25 Jahre später wird der junge Schauspieler Timothy Gilbraight von wiederkehrenden Albträumen geplagt, und seine Persönlichkeit beginnt, sich zu verändern. Schließlich glaubt er, der wiedergeborene Trevor Schalk zu sein und möchte das Rätsel um seine Ermordung lösen. Die Suche nach einem Detektiv führt ihn zu Amy Devlin, die schon seit einer Weile als Privat-Ermittlerin ihr Taschengeld aufbessert, ohne jedoch eine Lizenz zu besitzen.
Kaum hat sie angefangen, unangenehme Fragen zu stellen, ereignen sich weitere Morde, und Amy gerät selbst in Lebensgefahr. Die Polizei kann zwei Personen festnehmen, die sich einiger Vergehen schuldig gemacht haben aber wer ist der Mörder von Trevor Schalk?
Past Lies ist eine Hommage an die Krimis der série noire, insbesondere an den Malteser Falken, auf den es eine deutliche Anspielung gibt. Natürlich ermittelt in diesem zeitgenössischen Mystery-Thriller kein harter, zynischer Sam Spade sondern ein junges Mädchen, das eigentlich gar keine Aufträge annehmen dürfte, da die Lizenz erst nach einigen Jahren Berufspraxis in einer Detektei oder bei der Polizei vergeben wird. Sie ist sich dieser Tatsache sehr wohl bewusst, doch die Freude an dem Job und die Neugierde siegen über die Sorge, dass ihr Geheimnis auffliegen könnte.

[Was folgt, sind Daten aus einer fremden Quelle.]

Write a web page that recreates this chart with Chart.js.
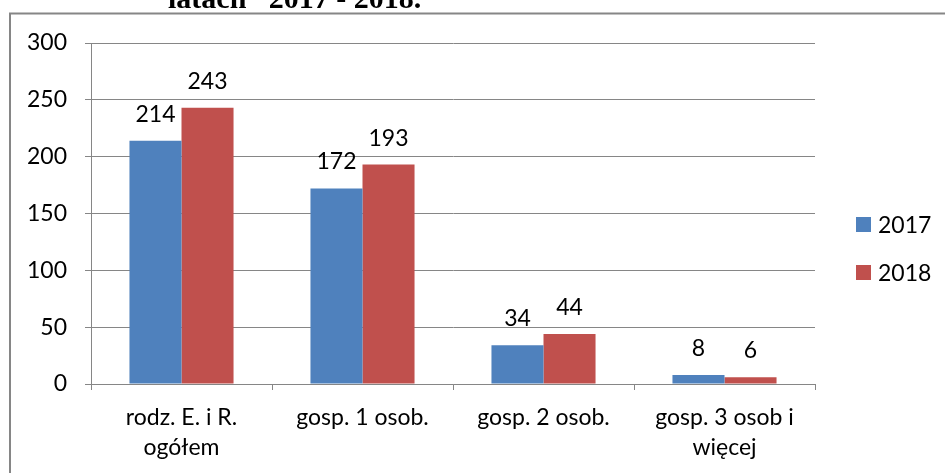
<!DOCTYPE html>
<html>
<head>
<meta charset="utf-8">
<script src="https://cdn.jsdelivr.net/npm/chart.js@4.4.1/dist/chart.umd.min.js"></script>
<style>
  html, body { margin: 0; padding: 0; background: #fff; }
  #wrap { width: 945px; height: 473px; position: relative; }
</style>
</head>
<body>
<div id="wrap"><canvas id="chart" width="945" height="473"></canvas></div>
<script>
// dane z wykresu
const categories = [
    ['rodz. E. i R.', 'ogółem'],
    'gosp. 1 osob.',
    'gosp. 2 osob.',
    ['gosp. 3 osob i', 'więcej']
];
const years = ['2017', '2018'];
const values2017 = [214, 172, 34, 8];
const values2018 = [243, 193, 44, 6];
const yTicks = [0, 50, 100, 150, 200, 250, 300];
const colors = ['#4F81BD', '#C0504D'];

const FONT = 'Lato, "Open Sans", sans-serif';
const FSIZE = 23;
const GRID = '#868686';

// ramka, tytuł (obcięty), etykiety i legenda
const decorPlugin = {
    id: 'decor',
    beforeDraw(chart) {
        const ctx = chart.ctx;
        ctx.save();
        ctx.fillStyle = '#fff';
        ctx.fillRect(0, 0, chart.width, chart.height);
        ctx.strokeStyle = GRID;
        ctx.lineWidth = 2;
        ctx.strokeRect(10, 13.5, chart.width + 20, chart.height + 20);
        ctx.fillStyle = '#000';
        ctx.font = 'bold 30px "Liberation Serif", serif';
        ctx.textBaseline = 'alphabetic';
        ctx.fillText('latach   2017 - 2018.', 168, 7.5);
        ctx.restore();
    },
    afterDatasetsDraw(chart) {
        const ctx = chart.ctx;
        ctx.save();
        ctx.font = FSIZE + 'px ' + FONT;
        ctx.fillStyle = '#000';
        ctx.textAlign = 'center';
        ctx.textBaseline = 'alphabetic';
        chart.data.datasets.forEach((ds, i) => {
            chart.getDatasetMeta(i).data.forEach((bar, j) => {
                ctx.fillText(String(ds.data[j]), bar.x, bar.y - 19);
            });
        });
        // legenda
        ctx.textAlign = 'left';
        ctx.textBaseline = 'middle';
        chart.data.datasets.forEach((ds, i) => {
            const cy = 224.5 + i * 48;
            ctx.fillStyle = ds.backgroundColor;
            ctx.fillRect(856, cy - 7.5, 15, 15);
            ctx.fillStyle = '#000';
            ctx.fillText(ds.label, 878, cy + 1);
        });
        ctx.restore();
    }
};

new Chart(document.getElementById('chart'), {
    type: 'bar',
    data: {
        labels: categories,
        datasets: [
            { label: years[0], data: values2017, backgroundColor: colors[0] },
            { label: years[1], data: values2018, backgroundColor: colors[1] }
        ]
    },
    options: {
        responsive: false,
        animation: false,
        devicePixelRatio: 1,
        layout: { padding: { left: 0, top: 43, right: 130, bottom: 0 } },
        plugins: {
            legend: { display: false },
            tooltip: { enabled: false }
        },
        datasets: {
            bar: { categoryPercentage: 0.575, barPercentage: 1.0 }
        },
        scales: {
            x: {
                afterFit(scale) { scale.height = 89; },
                grid: {
                    offset: true,
                    drawOnChartArea: false,
                    color: GRID,
                    tickLength: 6
                },
                border: { color: GRID, width: 1 },
                ticks: {
                    color: '#000',
                    padding: 13,
                    maxRotation: 0,
                    autoSkip: false,
                    font: { family: FONT, size: FSIZE, lineHeight: 1.3 }
                }
            },
            y: {
                min: 0,
                max: 300,
                afterFit(scale) { scale.width = 91; },
                afterBuildTicks(scale) { scale.ticks = yTicks.map(v => ({ value: v })); },
                grid: { color: GRID, tickLength: 6 },
                border: { color: GRID, width: 1 },
                ticks: {
                    color: '#000',
                    padding: 18,
                    font: { family: FONT, size: FSIZE }
                }
            }
        }
    },
    plugins: [decorPlugin]
});
</script>
</body>
</html>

Dass es schließlich entdeckt wird, ist keine Überraschung, denn Amy sticht in ein Wespennest und zieht dadurch nicht nur die Aufmerksamkeit jener auf sich, die ihr fragiles Glück schützen wollen, sondern auch die eines desillusionierten Polizisten, der den Fall nun wieder aufrollt.
Für den Leser öffnet sich eine Welt, wie er sie aus einschlägigen Hollywood-Filmen kennt und erwartet: Es gibt den vereinsamten Millionär, der niemandem vertraut, und der ein dunkles Geheimnis hütet. Mit einer Angestellten betrügt er seine Frau, die sich mit dem Anwalt der Familie revanchiert. Die Tochter der Angestellten schreibt ein Enthüllungsbuch, nachdem ihre Familie an der Affäre zerbrochen ist. Ein ungeliebter Bruder des Ermordeten, der sich nur für Pornos interessiert, kann sich mit dem Schweigegeld eine Strip-Bar aufbauen. Kaum ist die zum Zeitpunkt des Mordes zehnjährige Rebecca erwachsen, sagt sie sich von allen los und stiftet ihr Erbe Einrichtungen für sexuell missbrauchte Kinder. Ein zwielichtiger Psychiater verwickelt einen jungen Mann in den dubiosen Fall.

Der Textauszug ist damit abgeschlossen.